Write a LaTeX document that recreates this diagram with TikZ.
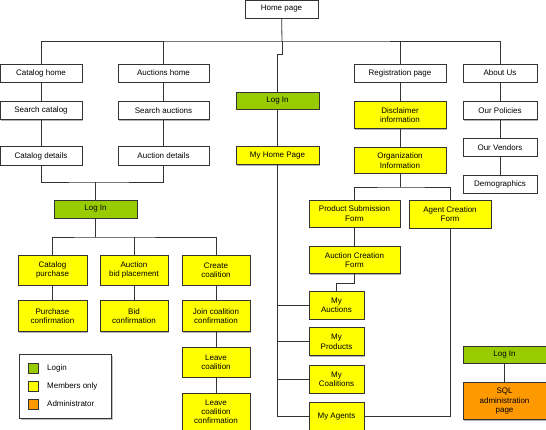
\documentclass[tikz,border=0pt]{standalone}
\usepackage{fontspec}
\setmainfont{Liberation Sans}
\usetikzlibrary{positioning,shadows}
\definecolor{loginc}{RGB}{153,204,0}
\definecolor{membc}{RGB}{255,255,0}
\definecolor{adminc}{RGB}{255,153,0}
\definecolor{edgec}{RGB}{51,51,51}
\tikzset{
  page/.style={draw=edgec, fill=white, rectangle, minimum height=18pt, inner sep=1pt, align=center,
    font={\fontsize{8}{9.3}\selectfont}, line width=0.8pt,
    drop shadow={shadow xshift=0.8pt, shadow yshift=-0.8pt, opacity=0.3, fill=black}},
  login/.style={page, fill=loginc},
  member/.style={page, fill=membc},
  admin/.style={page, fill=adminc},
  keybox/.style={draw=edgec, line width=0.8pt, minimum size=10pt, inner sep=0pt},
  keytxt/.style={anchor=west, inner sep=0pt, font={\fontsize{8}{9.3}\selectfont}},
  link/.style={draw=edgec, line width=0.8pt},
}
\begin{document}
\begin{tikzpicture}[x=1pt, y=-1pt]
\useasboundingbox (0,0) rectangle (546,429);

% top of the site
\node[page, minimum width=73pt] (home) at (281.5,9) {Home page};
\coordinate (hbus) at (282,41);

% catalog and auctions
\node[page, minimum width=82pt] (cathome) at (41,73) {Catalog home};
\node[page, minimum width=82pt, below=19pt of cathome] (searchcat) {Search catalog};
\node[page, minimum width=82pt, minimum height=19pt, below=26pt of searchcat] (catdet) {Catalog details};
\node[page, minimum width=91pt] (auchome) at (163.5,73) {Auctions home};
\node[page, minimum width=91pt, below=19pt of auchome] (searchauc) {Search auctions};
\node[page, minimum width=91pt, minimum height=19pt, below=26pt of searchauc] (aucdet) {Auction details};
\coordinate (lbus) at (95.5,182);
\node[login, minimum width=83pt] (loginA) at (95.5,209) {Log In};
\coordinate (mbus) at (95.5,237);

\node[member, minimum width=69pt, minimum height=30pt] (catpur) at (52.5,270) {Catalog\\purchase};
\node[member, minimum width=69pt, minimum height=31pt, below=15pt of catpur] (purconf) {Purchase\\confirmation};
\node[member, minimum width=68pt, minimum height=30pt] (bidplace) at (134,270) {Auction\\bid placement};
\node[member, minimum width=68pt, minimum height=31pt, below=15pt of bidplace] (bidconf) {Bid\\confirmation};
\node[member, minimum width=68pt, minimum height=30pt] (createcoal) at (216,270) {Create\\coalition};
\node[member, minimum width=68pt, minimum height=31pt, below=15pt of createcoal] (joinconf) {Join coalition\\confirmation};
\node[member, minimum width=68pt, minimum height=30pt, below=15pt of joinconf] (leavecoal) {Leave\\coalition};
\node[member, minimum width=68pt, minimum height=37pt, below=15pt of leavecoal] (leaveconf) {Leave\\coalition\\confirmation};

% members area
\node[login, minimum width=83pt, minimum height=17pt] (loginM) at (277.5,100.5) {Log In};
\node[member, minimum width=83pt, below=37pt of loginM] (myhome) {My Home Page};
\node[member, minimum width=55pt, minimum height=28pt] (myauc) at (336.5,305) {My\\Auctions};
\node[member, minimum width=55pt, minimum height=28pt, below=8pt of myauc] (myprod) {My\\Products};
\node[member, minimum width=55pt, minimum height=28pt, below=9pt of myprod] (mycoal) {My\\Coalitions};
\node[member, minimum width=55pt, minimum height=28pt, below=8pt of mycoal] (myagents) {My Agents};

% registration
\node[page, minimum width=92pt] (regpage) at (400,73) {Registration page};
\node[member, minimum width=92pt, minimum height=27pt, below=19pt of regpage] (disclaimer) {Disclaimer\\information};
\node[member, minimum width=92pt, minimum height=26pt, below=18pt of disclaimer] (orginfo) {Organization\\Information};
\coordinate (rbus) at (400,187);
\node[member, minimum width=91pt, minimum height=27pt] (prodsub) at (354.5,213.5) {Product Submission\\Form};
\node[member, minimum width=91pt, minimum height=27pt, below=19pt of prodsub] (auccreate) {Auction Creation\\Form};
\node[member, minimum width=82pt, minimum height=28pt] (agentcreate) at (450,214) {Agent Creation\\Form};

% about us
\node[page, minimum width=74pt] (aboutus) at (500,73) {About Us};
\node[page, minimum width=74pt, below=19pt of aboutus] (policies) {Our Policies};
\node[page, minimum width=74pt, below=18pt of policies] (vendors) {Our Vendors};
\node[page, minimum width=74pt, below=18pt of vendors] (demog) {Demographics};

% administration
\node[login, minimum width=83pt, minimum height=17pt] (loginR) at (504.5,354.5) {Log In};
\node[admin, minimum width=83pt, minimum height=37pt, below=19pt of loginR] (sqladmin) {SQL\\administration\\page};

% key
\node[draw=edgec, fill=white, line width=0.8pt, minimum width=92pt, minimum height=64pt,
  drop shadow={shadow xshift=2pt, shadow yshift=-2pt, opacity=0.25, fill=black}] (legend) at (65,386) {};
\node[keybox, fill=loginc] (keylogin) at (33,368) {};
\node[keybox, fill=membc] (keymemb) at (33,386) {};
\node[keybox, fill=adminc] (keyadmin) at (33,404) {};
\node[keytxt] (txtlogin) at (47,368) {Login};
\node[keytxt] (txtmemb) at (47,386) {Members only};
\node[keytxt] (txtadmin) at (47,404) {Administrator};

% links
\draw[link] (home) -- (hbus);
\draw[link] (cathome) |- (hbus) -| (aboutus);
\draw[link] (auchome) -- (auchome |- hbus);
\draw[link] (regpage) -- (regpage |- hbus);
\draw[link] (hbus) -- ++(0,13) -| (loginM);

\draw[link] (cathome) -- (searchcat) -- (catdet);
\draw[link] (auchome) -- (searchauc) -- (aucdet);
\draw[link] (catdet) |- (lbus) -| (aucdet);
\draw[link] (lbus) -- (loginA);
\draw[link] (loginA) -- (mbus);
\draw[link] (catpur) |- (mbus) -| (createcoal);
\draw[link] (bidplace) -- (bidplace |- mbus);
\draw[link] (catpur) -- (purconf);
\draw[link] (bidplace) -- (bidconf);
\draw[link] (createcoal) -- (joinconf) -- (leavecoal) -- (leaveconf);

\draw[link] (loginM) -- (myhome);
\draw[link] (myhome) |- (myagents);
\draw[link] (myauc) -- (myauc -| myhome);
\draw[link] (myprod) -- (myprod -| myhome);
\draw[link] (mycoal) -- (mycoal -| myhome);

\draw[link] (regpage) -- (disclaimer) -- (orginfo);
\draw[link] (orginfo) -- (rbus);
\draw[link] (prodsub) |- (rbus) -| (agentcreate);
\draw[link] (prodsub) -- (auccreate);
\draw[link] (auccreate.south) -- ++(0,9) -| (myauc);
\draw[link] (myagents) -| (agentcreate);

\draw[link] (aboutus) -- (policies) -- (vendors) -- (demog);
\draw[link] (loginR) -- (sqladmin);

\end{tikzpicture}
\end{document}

#### [Do this]
All the material shown above is to be copied exactly, with no pictures carried over.

#### [Solution to the exercise]
Write a LaTeX document that recreates this diagram with TikZ.
\documentclass[tikz,border=0pt]{standalone}
\usepackage{fontspec}
\setmainfont{Liberation Sans}
\usetikzlibrary{positioning,shadows}
\definecolor{loginc}{RGB}{153,204,0}
\definecolor{membc}{RGB}{255,255,0}
\definecolor{adminc}{RGB}{255,153,0}
\definecolor{edgec}{RGB}{51,51,51}
\tikzset{
  page/.style={draw=edgec, fill=white, rectangle, minimum height=18pt, inner sep=1pt, align=center,
    font={\fontsize{8}{9.3}\selectfont}, line width=0.8pt,
    drop shadow={shadow xshift=0.8pt, shadow yshift=-0.8pt, opacity=0.3, fill=black}},
  login/.style={page, fill=loginc},
  member/.style={page, fill=membc},
  admin/.style={page, fill=adminc},
  keybox/.style={draw=edgec, line width=0.8pt, minimum size=10pt, inner sep=0pt},
  keytxt/.style={anchor=west, inner sep=0pt, font={\fontsize{8}{9.3}\selectfont}},
  link/.style={draw=edgec, line width=0.8pt},
}
\begin{document}
\begin{tikzpicture}[x=1pt, y=-1pt]
\useasboundingbox (0,0) rectangle (546,429);

% top of the site
\node[page, minimum width=73pt] (home) at (281.5,9) {Home page};
\coordinate (hbus) at (282,41);

% catalog and auctions
\node[page, minimum width=82pt] (cathome) at (41,73) {Catalog home};
\node[page, minimum width=82pt, below=19pt of cathome] (searchcat) {Search catalog};
\node[page, minimum width=82pt, minimum height=19pt, below=26pt of searchcat] (catdet) {Catalog details};
\node[page, minimum width=91pt] (auchome) at (163.5,73) {Auctions home};
\node[page, minimum width=91pt, below=19pt of auchome] (searchauc) {Search auctions};
\node[page, minimum width=91pt, minimum height=19pt, below=26pt of searchauc] (aucdet) {Auction details};
\coordinate (lbus) at (95.5,182);
\node[login, minimum width=83pt] (loginA) at (95.5,209) {Log In};
\coordinate (mbus) at (95.5,237);

\node[member, minimum width=69pt, minimum height=30pt] (catpur) at (52.5,270) {Catalog\\purchase};
\node[member, minimum width=69pt, minimum height=31pt, below=15pt of catpur] (purconf) {Purchase\\confirmation};
\node[member, minimum width=68pt, minimum height=30pt] (bidplace) at (134,270) {Auction\\bid placement};
\node[member, minimum width=68pt, minimum height=31pt, below=15pt of bidplace] (bidconf) {Bid\\confirmation};
\node[member, minimum width=68pt, minimum height=30pt] (createcoal) at (216,270) {Create\\coalition};
\node[member, minimum width=68pt, minimum height=31pt, below=15pt of createcoal] (joinconf) {Join coalition\\confirmation};
\node[member, minimum width=68pt, minimum height=30pt, below=15pt of joinconf] (leavecoal) {Leave\\coalition};
\node[member, minimum width=68pt, minimum height=37pt, below=15pt of leavecoal] (leaveconf) {Leave\\coalition\\confirmation};

% members area
\node[login, minimum width=83pt, minimum height=17pt] (loginM) at (277.5,100.5) {Log In};
\node[member, minimum width=83pt, below=37pt of loginM] (myhome) {My Home Page};
\node[member, minimum width=55pt, minimum height=28pt] (myauc) at (336.5,305) {My\\Auctions};
\node[member, minimum width=55pt, minimum height=28pt, below=8pt of myauc] (myprod) {My\\Products};
\node[member, minimum width=55pt, minimum height=28pt, below=9pt of myprod] (mycoal) {My\\Coalitions};
\node[member, minimum width=55pt, minimum height=28pt, below=8pt of mycoal] (myagents) {My Agents};

% registration
\node[page, minimum width=92pt] (regpage) at (400,73) {Registration page};
\node[member, minimum width=92pt, minimum height=27pt, below=19pt of regpage] (disclaimer) {Disclaimer\\information};
\node[member, minimum width=92pt, minimum height=26pt, below=18pt of disclaimer] (orginfo) {Organization\\Information};
\coordinate (rbus) at (400,187);
\node[member, minimum width=91pt, minimum height=27pt] (prodsub) at (354.5,213.5) {Product Submission\\Form};
\node[member, minimum width=91pt, minimum height=27pt, below=19pt of prodsub] (auccreate) {Auction Creation\\Form};
\node[member, minimum width=82pt, minimum height=28pt] (agentcreate) at (450,214) {Agent Creation\\Form};

% about us
\node[page, minimum width=74pt] (aboutus) at (500,73) {About Us};
\node[page, minimum width=74pt, below=19pt of aboutus] (policies) {Our Policies};
\node[page, minimum width=74pt, below=18pt of policies] (vendors) {Our Vendors};
\node[page, minimum width=74pt, below=18pt of vendors] (demog) {Demographics};

% administration
\node[login, minimum width=83pt, minimum height=17pt] (loginR) at (504.5,354.5) {Log In};
\node[admin, minimum width=83pt, minimum height=37pt, below=19pt of loginR] (sqladmin) {SQL\\administration\\page};

% key
\node[draw=edgec, fill=white, line width=0.8pt, minimum width=92pt, minimum height=64pt,
  drop shadow={shadow xshift=2pt, shadow yshift=-2pt, opacity=0.25, fill=black}] (legend) at (65,386) {};
\node[keybox, fill=loginc] (keylogin) at (33,368) {};
\node[keybox, fill=membc] (keymemb) at (33,386) {};
\node[keybox, fill=adminc] (keyadmin) at (33,404) {};
\node[keytxt] (txtlogin) at (47,368) {Login};
\node[keytxt] (txtmemb) at (47,386) {Members only};
\node[keytxt] (txtadmin) at (47,404) {Administrator};

% links
\draw[link] (home) -- (hbus);
\draw[link] (cathome) |- (hbus) -| (aboutus);
\draw[link] (auchome) -- (auchome |- hbus);
\draw[link] (regpage) -- (regpage |- hbus);
\draw[link] (hbus) -- ++(0,13) -| (loginM);

\draw[link] (cathome) -- (searchcat) -- (catdet);
\draw[link] (auchome) -- (searchauc) -- (aucdet);
\draw[link] (catdet) |- (lbus) -| (aucdet);
\draw[link] (lbus) -- (loginA);
\draw[link] (loginA) -- (mbus);
\draw[link] (catpur) |- (mbus) -| (createcoal);
\draw[link] (bidplace) -- (bidplace |- mbus);
\draw[link] (catpur) -- (purconf);
\draw[link] (bidplace) -- (bidconf);
\draw[link] (createcoal) -- (joinconf) -- (leavecoal) -- (leaveconf);

\draw[link] (loginM) -- (myhome);
\draw[link] (myhome) |- (myagents);
\draw[link] (myauc) -- (myauc -| myhome);
\draw[link] (myprod) -- (myprod -| myhome);
\draw[link] (mycoal) -- (mycoal -| myhome);

\draw[link] (regpage) -- (disclaimer) -- (orginfo);
\draw[link] (orginfo) -- (rbus);
\draw[link] (prodsub) |- (rbus) -| (agentcreate);
\draw[link] (prodsub) -- (auccreate);
\draw[link] (auccreate.south) -- ++(0,9) -| (myauc);
\draw[link] (myagents) -| (agentcreate);

\draw[link] (aboutus) -- (policies) -- (vendors) -- (demog);
\draw[link] (loginR) -- (sqladmin);

\end{tikzpicture}
\end{document}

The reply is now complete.